## Exercise
Here is the task for the listing below: output exactly the lines from the one containing "Recreate this image" through the one containing "(title) at (463,71)", and leave out the pictures.

## Given records
____

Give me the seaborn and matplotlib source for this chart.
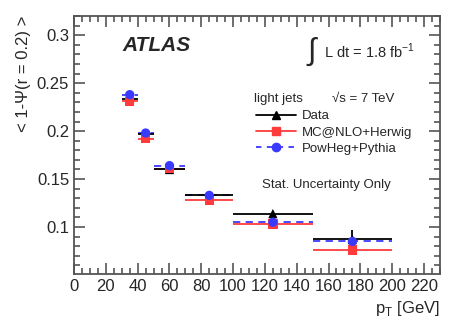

____

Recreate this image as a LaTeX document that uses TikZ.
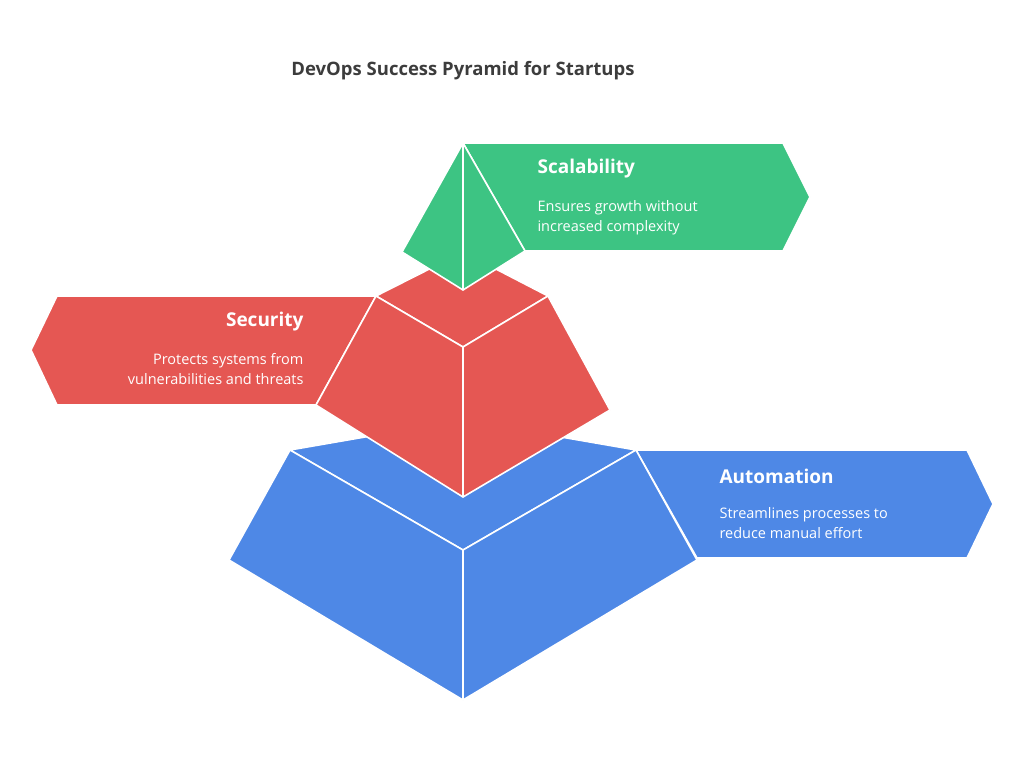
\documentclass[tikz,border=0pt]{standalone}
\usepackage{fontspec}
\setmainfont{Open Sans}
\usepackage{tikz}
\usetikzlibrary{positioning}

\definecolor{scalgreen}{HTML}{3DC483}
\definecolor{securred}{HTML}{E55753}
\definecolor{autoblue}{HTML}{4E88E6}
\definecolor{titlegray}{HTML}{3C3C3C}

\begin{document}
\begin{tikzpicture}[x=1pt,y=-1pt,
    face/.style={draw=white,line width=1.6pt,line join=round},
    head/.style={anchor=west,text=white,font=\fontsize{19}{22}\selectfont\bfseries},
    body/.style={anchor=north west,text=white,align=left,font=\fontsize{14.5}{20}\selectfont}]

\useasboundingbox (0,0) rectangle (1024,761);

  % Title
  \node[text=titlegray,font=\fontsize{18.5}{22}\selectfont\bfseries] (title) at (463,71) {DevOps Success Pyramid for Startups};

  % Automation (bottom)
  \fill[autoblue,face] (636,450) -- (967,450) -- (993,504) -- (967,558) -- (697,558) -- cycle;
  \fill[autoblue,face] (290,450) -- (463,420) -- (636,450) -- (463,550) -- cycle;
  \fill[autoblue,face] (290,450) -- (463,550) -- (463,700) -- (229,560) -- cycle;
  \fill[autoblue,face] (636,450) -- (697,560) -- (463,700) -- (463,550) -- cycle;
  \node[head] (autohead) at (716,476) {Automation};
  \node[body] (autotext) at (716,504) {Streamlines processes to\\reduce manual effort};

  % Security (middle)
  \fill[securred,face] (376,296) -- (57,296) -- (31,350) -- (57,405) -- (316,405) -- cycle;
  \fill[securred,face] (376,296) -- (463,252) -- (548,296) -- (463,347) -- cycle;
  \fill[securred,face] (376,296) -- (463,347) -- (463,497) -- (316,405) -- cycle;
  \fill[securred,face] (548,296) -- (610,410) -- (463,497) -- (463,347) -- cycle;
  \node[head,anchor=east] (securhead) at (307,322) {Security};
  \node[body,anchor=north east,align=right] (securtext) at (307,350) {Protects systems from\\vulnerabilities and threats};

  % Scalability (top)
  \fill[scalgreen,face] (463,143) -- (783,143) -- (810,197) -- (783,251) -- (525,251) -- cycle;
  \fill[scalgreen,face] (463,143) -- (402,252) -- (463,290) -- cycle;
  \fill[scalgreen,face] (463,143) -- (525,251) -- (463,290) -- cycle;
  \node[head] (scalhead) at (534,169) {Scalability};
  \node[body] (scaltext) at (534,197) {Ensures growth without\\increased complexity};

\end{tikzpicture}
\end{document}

____

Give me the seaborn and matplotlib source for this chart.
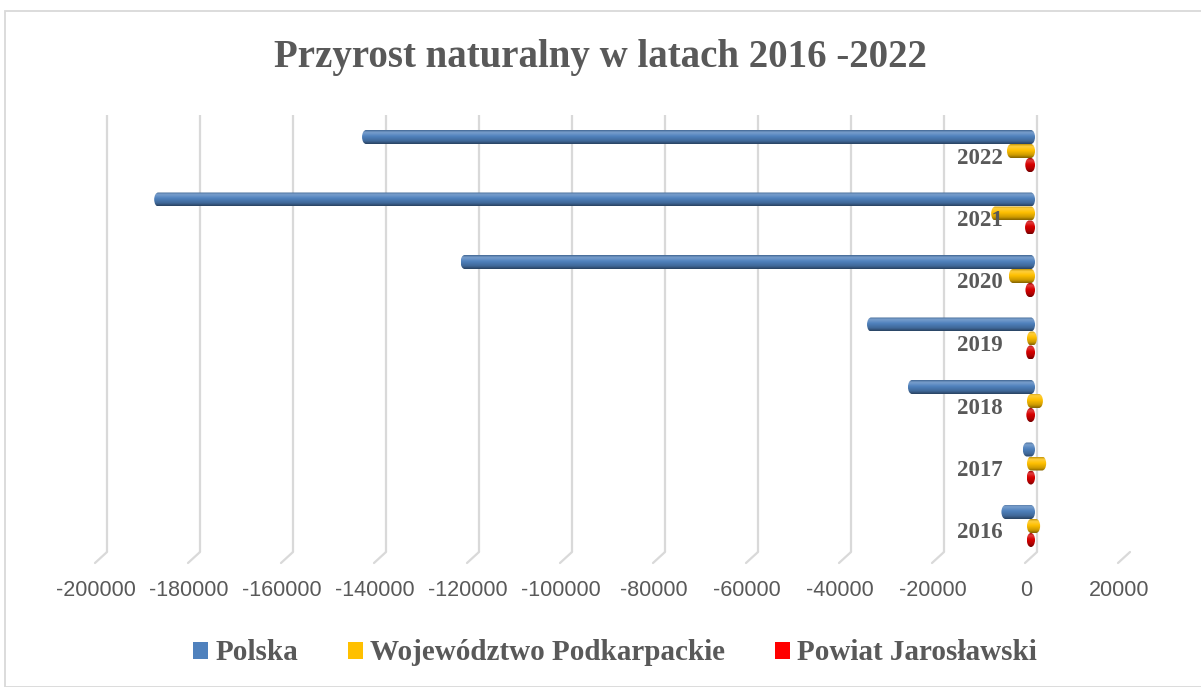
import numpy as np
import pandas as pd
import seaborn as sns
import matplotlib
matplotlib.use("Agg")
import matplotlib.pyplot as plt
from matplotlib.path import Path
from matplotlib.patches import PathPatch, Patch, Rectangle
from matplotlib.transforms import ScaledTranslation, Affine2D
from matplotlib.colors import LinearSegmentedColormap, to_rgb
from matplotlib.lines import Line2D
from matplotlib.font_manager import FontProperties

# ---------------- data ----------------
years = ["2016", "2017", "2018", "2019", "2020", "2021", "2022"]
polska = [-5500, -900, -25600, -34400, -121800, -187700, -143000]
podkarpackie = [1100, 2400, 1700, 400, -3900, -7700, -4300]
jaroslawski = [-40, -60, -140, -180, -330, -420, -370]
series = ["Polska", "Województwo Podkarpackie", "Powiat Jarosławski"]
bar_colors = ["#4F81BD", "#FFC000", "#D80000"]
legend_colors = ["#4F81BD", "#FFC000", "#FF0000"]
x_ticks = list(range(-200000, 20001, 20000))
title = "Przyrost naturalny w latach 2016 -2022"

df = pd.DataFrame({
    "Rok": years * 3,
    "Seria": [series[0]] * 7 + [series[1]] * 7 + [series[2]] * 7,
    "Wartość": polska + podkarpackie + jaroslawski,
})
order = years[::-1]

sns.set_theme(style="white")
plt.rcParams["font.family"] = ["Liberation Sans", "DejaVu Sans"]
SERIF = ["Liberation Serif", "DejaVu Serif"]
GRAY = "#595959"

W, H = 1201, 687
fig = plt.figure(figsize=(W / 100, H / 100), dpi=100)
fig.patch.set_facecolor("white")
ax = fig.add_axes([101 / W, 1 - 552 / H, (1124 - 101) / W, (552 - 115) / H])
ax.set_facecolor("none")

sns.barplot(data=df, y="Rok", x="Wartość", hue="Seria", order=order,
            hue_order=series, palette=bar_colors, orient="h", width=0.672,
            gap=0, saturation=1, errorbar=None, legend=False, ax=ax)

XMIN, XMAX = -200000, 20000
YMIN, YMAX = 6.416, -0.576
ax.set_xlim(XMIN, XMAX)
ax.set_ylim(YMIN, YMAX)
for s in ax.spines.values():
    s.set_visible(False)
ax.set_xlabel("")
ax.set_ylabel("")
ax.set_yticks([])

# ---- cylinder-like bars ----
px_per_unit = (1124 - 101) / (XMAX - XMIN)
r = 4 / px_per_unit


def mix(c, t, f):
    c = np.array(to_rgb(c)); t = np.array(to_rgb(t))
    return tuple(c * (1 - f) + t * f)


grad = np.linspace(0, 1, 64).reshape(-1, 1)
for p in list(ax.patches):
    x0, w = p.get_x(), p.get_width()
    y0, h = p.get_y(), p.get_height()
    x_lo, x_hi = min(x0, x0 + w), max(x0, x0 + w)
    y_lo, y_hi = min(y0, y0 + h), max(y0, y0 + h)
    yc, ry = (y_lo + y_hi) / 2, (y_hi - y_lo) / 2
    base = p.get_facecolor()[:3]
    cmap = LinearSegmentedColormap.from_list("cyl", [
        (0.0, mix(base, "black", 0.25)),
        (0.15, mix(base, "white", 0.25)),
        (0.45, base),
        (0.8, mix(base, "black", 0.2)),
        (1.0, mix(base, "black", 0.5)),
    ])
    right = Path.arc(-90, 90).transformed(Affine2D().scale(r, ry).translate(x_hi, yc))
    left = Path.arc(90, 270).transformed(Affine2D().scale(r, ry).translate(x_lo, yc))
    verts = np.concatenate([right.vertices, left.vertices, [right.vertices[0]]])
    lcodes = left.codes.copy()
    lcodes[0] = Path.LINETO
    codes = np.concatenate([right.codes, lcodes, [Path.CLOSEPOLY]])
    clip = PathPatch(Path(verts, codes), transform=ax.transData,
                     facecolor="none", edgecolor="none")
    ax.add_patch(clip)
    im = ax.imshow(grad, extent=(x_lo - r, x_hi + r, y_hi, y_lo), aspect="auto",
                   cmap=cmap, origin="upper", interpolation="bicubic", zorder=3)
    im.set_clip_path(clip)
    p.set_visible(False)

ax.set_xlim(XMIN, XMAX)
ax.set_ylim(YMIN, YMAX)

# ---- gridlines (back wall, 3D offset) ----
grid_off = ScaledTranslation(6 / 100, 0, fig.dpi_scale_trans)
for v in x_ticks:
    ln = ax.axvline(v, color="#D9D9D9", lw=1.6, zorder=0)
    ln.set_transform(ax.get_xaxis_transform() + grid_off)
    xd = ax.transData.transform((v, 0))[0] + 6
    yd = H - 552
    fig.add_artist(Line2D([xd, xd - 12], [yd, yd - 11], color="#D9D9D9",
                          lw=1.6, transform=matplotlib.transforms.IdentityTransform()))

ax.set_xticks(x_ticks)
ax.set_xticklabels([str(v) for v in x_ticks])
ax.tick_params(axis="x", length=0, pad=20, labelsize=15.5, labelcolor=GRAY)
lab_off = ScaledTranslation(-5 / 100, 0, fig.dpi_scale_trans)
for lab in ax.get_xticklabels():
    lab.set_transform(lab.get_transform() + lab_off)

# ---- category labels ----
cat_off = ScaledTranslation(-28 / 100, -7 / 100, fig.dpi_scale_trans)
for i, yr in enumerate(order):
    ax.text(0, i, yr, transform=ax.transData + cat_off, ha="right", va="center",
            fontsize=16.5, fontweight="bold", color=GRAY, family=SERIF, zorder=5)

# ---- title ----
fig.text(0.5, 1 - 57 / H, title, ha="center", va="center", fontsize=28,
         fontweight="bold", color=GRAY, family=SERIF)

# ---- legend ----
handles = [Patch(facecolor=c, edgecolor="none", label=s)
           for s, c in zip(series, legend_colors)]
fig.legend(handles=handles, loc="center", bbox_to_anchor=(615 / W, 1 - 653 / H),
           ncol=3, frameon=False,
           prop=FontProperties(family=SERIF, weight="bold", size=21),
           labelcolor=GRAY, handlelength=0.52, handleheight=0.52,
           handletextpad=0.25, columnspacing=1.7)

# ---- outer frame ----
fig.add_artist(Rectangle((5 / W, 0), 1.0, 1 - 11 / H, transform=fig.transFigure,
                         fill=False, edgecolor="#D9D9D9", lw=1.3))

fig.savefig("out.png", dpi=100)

____

## Written solution
Recreate this image as a LaTeX document that uses TikZ.
\documentclass[tikz,border=0pt]{standalone}
\usepackage{fontspec}
\setmainfont{Open Sans}
\usepackage{tikz}
\usetikzlibrary{positioning}

\definecolor{scalgreen}{HTML}{3DC483}
\definecolor{securred}{HTML}{E55753}
\definecolor{autoblue}{HTML}{4E88E6}
\definecolor{titlegray}{HTML}{3C3C3C}

\begin{document}
\begin{tikzpicture}[x=1pt,y=-1pt,
    face/.style={draw=white,line width=1.6pt,line join=round},
    head/.style={anchor=west,text=white,font=\fontsize{19}{22}\selectfont\bfseries},
    body/.style={anchor=north west,text=white,align=left,font=\fontsize{14.5}{20}\selectfont}]

\useasboundingbox (0,0) rectangle (1024,761);

  % Title
  \node[text=titlegray,font=\fontsize{18.5}{22}\selectfont\bfseries] (title) at (463,71) {DevOps Success Pyramid for Startups};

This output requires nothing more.